The task force’s first step will be to “orient ARITF to the findings and recommendations of the original task force, then to begin work on the motions the messengers passed in Anaheim,” Blalock said.
“The creation of the Ministry Check website will be one of the first major challenges,” he added. “It’s a priority because it will enable churches to identify sexual predators in order to stop them from going from church to church to abuse others.”
He noted, “In the end, the goal is for our churches to have the biblical and practical resources necessary to prevent sexual abuse and to have an authentic Christlike compassion to minister to survivors.”
Barber, pastor of First Baptist Church in Farmersville, Texas, noted that ARITF includes “survivors of clergy sexual abuse, pastors, lawyers, educators and one person who was the object of a false accusation of sexual abuse in the past,” Baptist Press reported. He noted the the group will be “assisted in their work by a few consultants, whose names will be released later.”
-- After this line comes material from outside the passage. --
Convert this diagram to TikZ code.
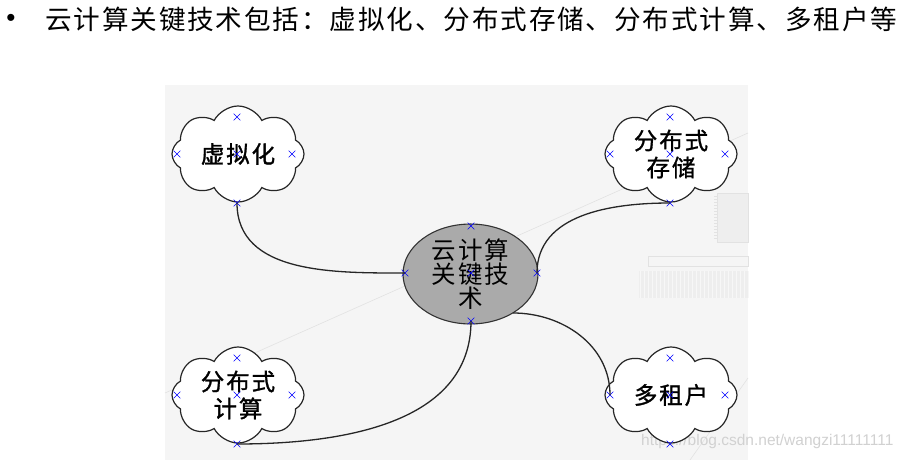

Other members of the team include the following:
Todd Benkert, pastor and lead elder of Oak Creek Community Church in Mishawaka, Indiana.
Brad Eubank, pastor of Petal First Baptist Church in Petal, Mississippi.
Cyndi Lott, member of Catawba Valley Baptist Church in Morganton, North Carolina.
Jon Nelson, pastor of Soma Community Church in Jefferson City, Missouri.
Jarrett Stephens, pastor of Champion Forest Baptist Church in Houston, Texas.
Gregory Wills, member of Travis Avenue Baptist Church in Fort Worth, Texas. He also is a professor of church history and Baptist heritage and dean of the School of Theology at Southwestern Baptist Theological Seminary.